One of the most poignant regrets comes from those who destroyed their health through smoking. The former smokers would do anything to wave a magic wand and change that one choice.
[…]
The moral of the story: stop yourself when you explain poor lifestyle choices by saying something like “So what? You’ve got to die sometime.” Because there’s no guarantee of an easy way out after a life of overeating, inactivity , or smoking. The experts are telling you that you can’t choose whether or not to die, but you can to some degree control whether you spend the last decades of your life in healthy productivity or in a downward spiral of physical misery.
Another piece of advice is to be honest in your dealings with people. Regret has a way of haunting you into old age:
…our elders assured me that when you get to the eighth decade of life and beyond, you will look back and rue both your own acts of dishonesty and those that were done to you. The legacy of dishonesty, I learned, has a long reach.
Lastly, stop worrying:
What possible difference did it make that I kept my mind on every little thing that might go wrong? When I realized that it made no difference at all, I experienced a freedom that’s hard to describe.
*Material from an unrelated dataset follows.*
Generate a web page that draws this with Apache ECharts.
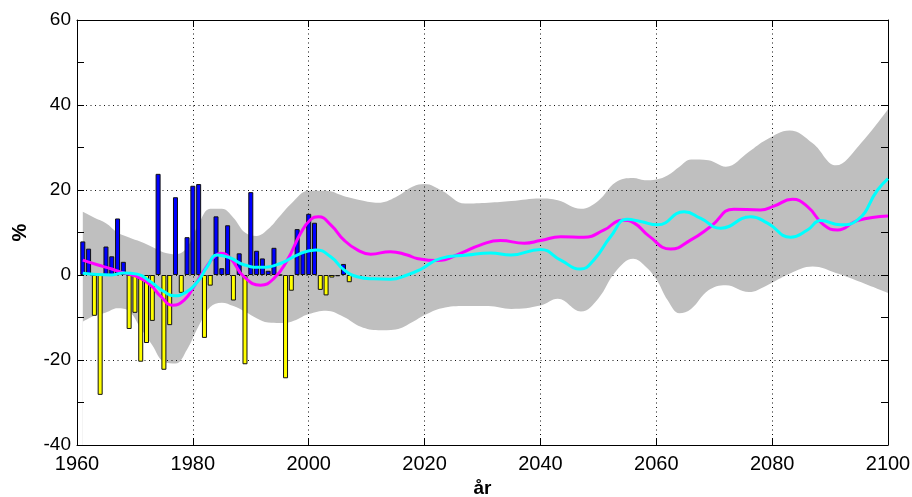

My life lesson is this: turn yourself from frittering away the day worrying about what comes next and let everything else that you love and enjoy move in.
This book offered the practical advice I sought. Much of it was review but it served as a good refresher that I’m on somewhat the right path in understanding how a life well-lived is the best reward there is. It will help you see the big picture instead of focusing on the day-to-day dramas or mini-outrages that we allow to distract us in modern times, while reminding us that opting out of marriage is a rational decision based on living in an environment that is very different from that of our grandparents.